A situation whereby the Reserve Bank, whose governor was a phone call away from the finance minister, and a Bankorp director, who was the minister’s brother, could cut a deal is a far cry from today’s transparent and professionally regulated system.

It was inconceivable in the eyes of the then powers that be that a jewel of Afrikaner achievement could be allowed to fail.

ENTER CIEX

Ciex, the British “investigation and recovery” company, set things rolling in 1997 when it approached the South African government offering to recover money stolen by apartheid overlords and their cronies.

The Bankorp lifeboat was just one of these, with the company saying it would be able to recover up to R10 billion from Absa and its shareholders.

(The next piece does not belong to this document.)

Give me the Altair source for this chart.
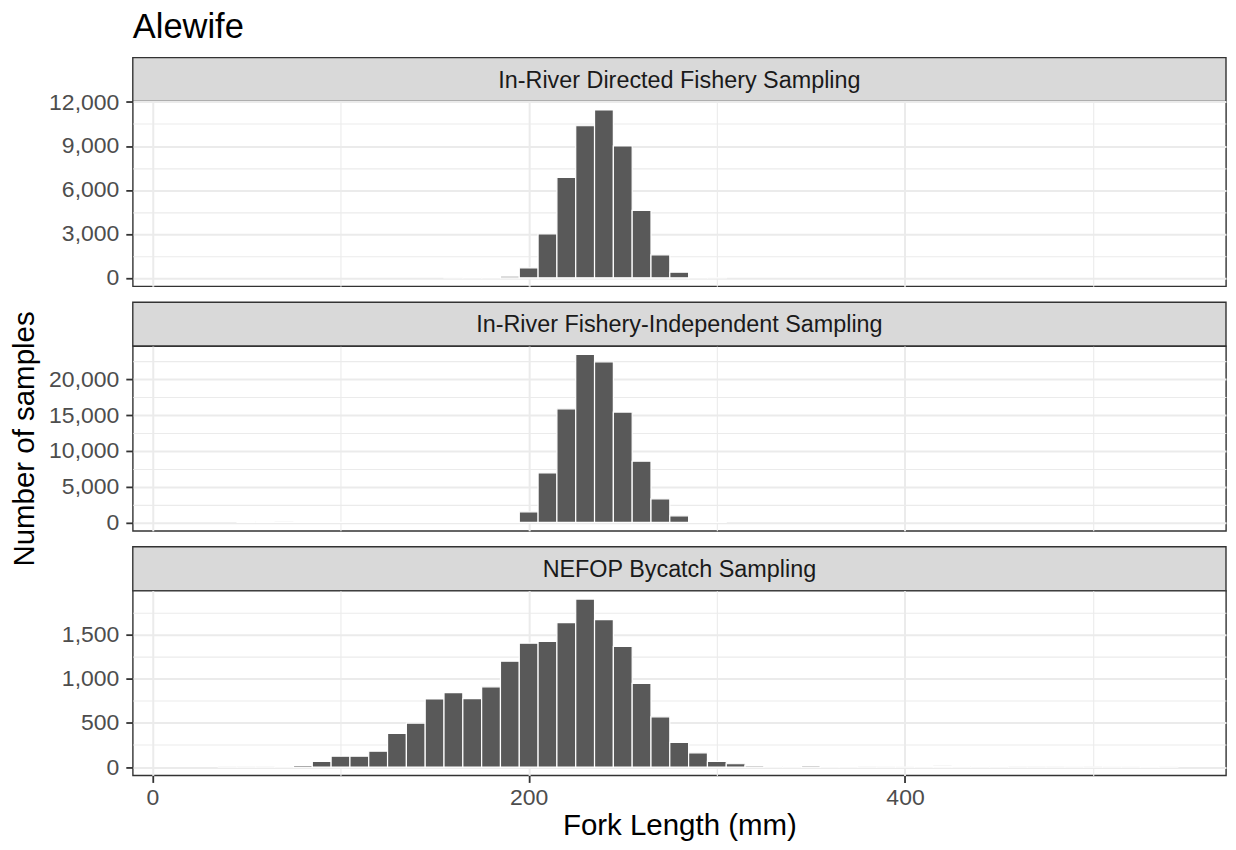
import altair as alt
import pandas as pd

chart_title = "Alewife"
panel_names = [
    "In-River Directed Fishery Sampling",
    "In-River Fishery-Independent Sampling",
    "NEFOP Bycatch Sampling",
]
x_title = "Fork Length (mm)"
y_title = "Number of samples"

# bin centres (mm) and counts, 10 mm bins
top_centers = [160, 170, 180, 190, 200, 210, 220, 230, 240, 250, 260, 270, 280, 290, 300]
top_counts = [5, 15, 45, 113, 680, 3000, 6850, 10380, 11460, 9000, 4600, 1570, 380, 50, 5]

mid_centers = [50, 60, 70, 80, 90, 100, 110, 120, 130, 140, 150, 160, 170, 180, 190,
               200, 210, 220, 230, 240, 250, 260, 270, 280, 290, 300]
mid_counts = [30, 150, 80, 40, 30, 20, 15, 10, 10, 10, 10, 10, 15, 40, 190,
              1490, 6930, 15900, 23490, 22470, 15440, 8560, 3300, 930, 190, 20]

bot_centers = [40, 50, 60, 70, 80, 90, 100, 110, 120, 130, 140, 150, 160, 170, 180, 190,
               200, 210, 220, 230, 240, 250, 260, 270, 280, 290, 300, 310, 320, 330, 340,
               350, 360, 370, 380, 390, 400, 410, 420, 430, 440, 450, 460, 470, 480, 490,
               500, 510, 520, 530, 540]
bot_counts = [2, 3, 2, 10, 18, 63, 122, 122, 179, 381, 497, 770, 841, 774, 908, 1197,
              1402, 1421, 1634, 1900, 1668, 1365, 946, 568, 280, 161, 64, 37, 15, 12, 12,
              17, 10, 8, 3, 4, 1, 8, 14, 12, 8, 8, 3, 2, 2, 1,
              2, 1, 1, 1, 1]

x_major = [0, 200, 400]
x_minor = [100, 300, 500]
x_domain = [-10.4, 570.6]

top_y_major = [0, 3000, 6000, 9000, 12000]
top_y_minor = [1500, 4500, 7500, 10500]
mid_y_major = [0, 5000, 10000, 15000, 20000]
mid_y_minor = [2500, 7500, 12500, 17500, 22500]
bot_y_major = [0, 500, 1000, 1500]
bot_y_minor = [250, 750, 1250, 1750]

FONT = "Liberation Sans"
W = 1095
PH = 185
SH = 44
GAP = 16
BAR_FILL = "#595959"
GRID = "#EBEBEB"
DARK = "#333333"
LABEL_FS = 23
STRIP_FS = 23.4
AXTITLE_FS = 29.5


def make_df(centers, counts):
    return pd.DataFrame({
        "start": [c - 5 for c in centers],
        "end": [c + 5 for c in centers],
        "count": counts,
    })


def strip(name, gap):
    df = pd.DataFrame({"label": [name]})
    h = SH + gap
    rect = alt.Chart(df).mark_rect(fill="#D9D9D9", stroke=DARK, strokeWidth=1.4).encode(
        x=alt.value(0), x2=alt.value(W), y=alt.value(gap), y2=alt.value(h)
    )
    txt = alt.Chart(df).mark_text(font=FONT, fontSize=STRIP_FS, color="#1A1A1A", baseline="middle").encode(
        text="label:N", x=alt.value(W / 2), y=alt.value(gap + SH / 2 + 1)
    )
    return alt.layer(rect, txt).properties(
        width=W, height=h, view=alt.ViewBackground(stroke="transparent")
    )


def panel(centers, counts, y_major, y_minor, bottom, ytitle):
    df = make_df(centers, counts)
    ymax = max(counts)
    yscale = alt.Scale(domain=[-0.05 * ymax, 1.05 * ymax], nice=False, zero=False)
    xscale = alt.Scale(domain=x_domain, nice=False, zero=False)

    minor = alt.Chart(df).mark_bar(opacity=0).encode(
        x=alt.X("start:Q", scale=xscale,
                axis=alt.Axis(values=x_minor, orient="top", grid=True, gridColor=GRID,
                              gridWidth=1.1, labels=False, ticks=False, domain=False, title=None)),
        x2="end:Q",
        y=alt.Y("count:Q", scale=yscale,
                axis=alt.Axis(values=y_minor, orient="right", grid=True, gridColor=GRID,
                              gridWidth=1.1, labels=False, ticks=False, domain=False, title=None)),
        y2=alt.datum(0),
    )

    if bottom:
        xaxis = alt.Axis(values=x_major, orient="bottom", grid=True, gridColor=GRID, gridWidth=2,
                         domain=False, ticks=True, tickColor=DARK, tickWidth=1.8, tickSize=7,
                         labels=True, labelFont=FONT, labelFontSize=LABEL_FS, labelColor="#4D4D4D",
                         labelPadding=4, format="d",
                         title=x_title, titleFont=FONT, titleFontSize=AXTITLE_FS, titleFontWeight="normal",
                         titleColor="black", titlePadding=2)
    else:
        xaxis = alt.Axis(values=x_major, orient="bottom", grid=True, gridColor=GRID, gridWidth=2,
                         domain=False, ticks=False, labels=False, title=None)

    yaxis_kwargs = dict(values=y_major, orient="left", grid=True, gridColor=GRID, gridWidth=2,
                        domain=False, ticks=True, tickColor=DARK, tickWidth=1.8, tickSize=7,
                        labelFont=FONT, labelFontSize=LABEL_FS, labelColor="#4D4D4D", labelPadding=7,
                        format=",.0f")
    if ytitle:
        yaxis = alt.Axis(title=y_title, titleFont=FONT, titleFontSize=AXTITLE_FS, titleFontWeight="normal",
                         titleColor="black", titlePadding=9, **yaxis_kwargs)
    else:
        yaxis = alt.Axis(title=None, **yaxis_kwargs)

    bars = alt.Chart(df).mark_bar(fill=BAR_FILL, stroke="white", strokeWidth=1.2).encode(
        x=alt.X("start:Q", scale=xscale, axis=xaxis),
        x2="end:Q",
        y=alt.Y("count:Q", scale=yscale, axis=yaxis),
        y2=alt.datum(0),
    )
    return alt.layer(minor, bars).resolve_axis(x="independent", y="independent").properties(
        width=W, height=PH, view=alt.ViewBackground(stroke=DARK, strokeWidth=1.4, fill="white")
    )


chart = alt.vconcat(
    strip(panel_names[0], 0),
    panel(top_centers, top_counts, top_y_major, top_y_minor, False, False),
    strip(panel_names[1], GAP),
    panel(mid_centers, mid_counts, mid_y_major, mid_y_minor, False, True),
    strip(panel_names[2], GAP),
    panel(bot_centers, bot_counts, bot_y_major, bot_y_minor, True, False),
    spacing=0,
    bounds="flush",
).properties(
    title=alt.TitleParams(chart_title, anchor="start", frame="group", font=FONT, fontSize=34.5,
                          fontWeight="normal", color="black", offset=11),
    padding={"left": 0, "top": 1, "right": 0, "bottom": 0},
    background="white",
).configure_view(stroke=DARK)

chart.save("out.html", embed_options={"renderer": "svg", "actions": False})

After preliminary work commissioned by spy boss Billy Masetlha, for which it was paid R1.7 million, Ciex concluded that Absa owed the people of South Africa R3.2 billion.

The government of the time decided to park the matter until after the 1999 elections, which brought Thabo Mbeki to power.

It was not revisited until then Judge Willem Heath’s special investigating unit had another look, as did a panel commissioned by then Reserve Bank governor Tito Mboweni and headed by Judge Davis.

The two processes concluded that it was best not to pursue the matter – Heath, because targeting a pivotal bank would cause economic havoc; and Davis, because Absa paid fair value for Bankorp and “could not be regarded as beneficiaries”.

POST-POLOKWANE

Since accountability activist Paul Hoffman laid a complaint with the Public Protector in 2011, the matter has been a political football.

Initially, it was used by the post-Polokwane ANC leadership as a stick with which to beat Mbeki and his “neoliberal” regime.

This was proof that the 1996 Class Project, as Mbeki and the likes of Trevor Manuel were known, were in bed with white business.

All manner of conspiracies circulated that their close proximity to captains of industry was the reason that the recommendations emanating from the Ciex investigations were not pursued.

THE GUPTA LINK

As with everything in South Africa – from last year’s drought to Bafana Bafana’s absence from Afcon to Ska Bhora Moreki not being voted song of the year – the name Gupta is never far away.

As legitimate as the inquiry by the Public Protector and the questions by South African citizens are, this is now no longer what this whole thing is about.

The matter has now been seized upon by the Gupta machinery to deflect attention away from allegations of state capture that have been levelled at them.

Now that the provisional report is in the public domain and says not-so-nice things about South Africa’s largest bank, which happens to be run by Maria Ramos, someone they hate with a passion, the defenders of state capture have invaluable ammunition in their hands.

With this they can prove the corrupt ways of “white monopoly capital”.

MKHWEBANE’S LEGACY

How Public Protector Busisiwe Mkhwebane could have accorded the document the status of a provisional report and sent it out to affected parties is a great mystery.

Basic spelling and grammar mistakes indicate that this was a work in progress left behind by her predecessor, Thuli Madonsela.

The conclusions and remedial actions may have remained the same, regardless of further inputs, but it was quite clear that someone was in a hurry to get it out to the affected parties before Christmas and have the comments back by mid-January.

As to why, your guess is as good as Trump’s.

WHERE TO FROM HERE?

This saga was born in the dark corridors of apartheid-era plotters. It is now back there.

Expect this to be one of the dominant stories of 2017 as the defenders of state capture do battle with those who want to hold the practitioners and beneficiaries of state capture accountable.

Expect to hear the chorus of the “white monopoly capital” hymn throughout the year. Expect it to play into the ANC’s succession race in one way or another.

Expect it to be a weapon for character assassination, rather than a tool to correct errant ways and strengthen institutions.

This deal was born in dirt, and unto dirt it has returned.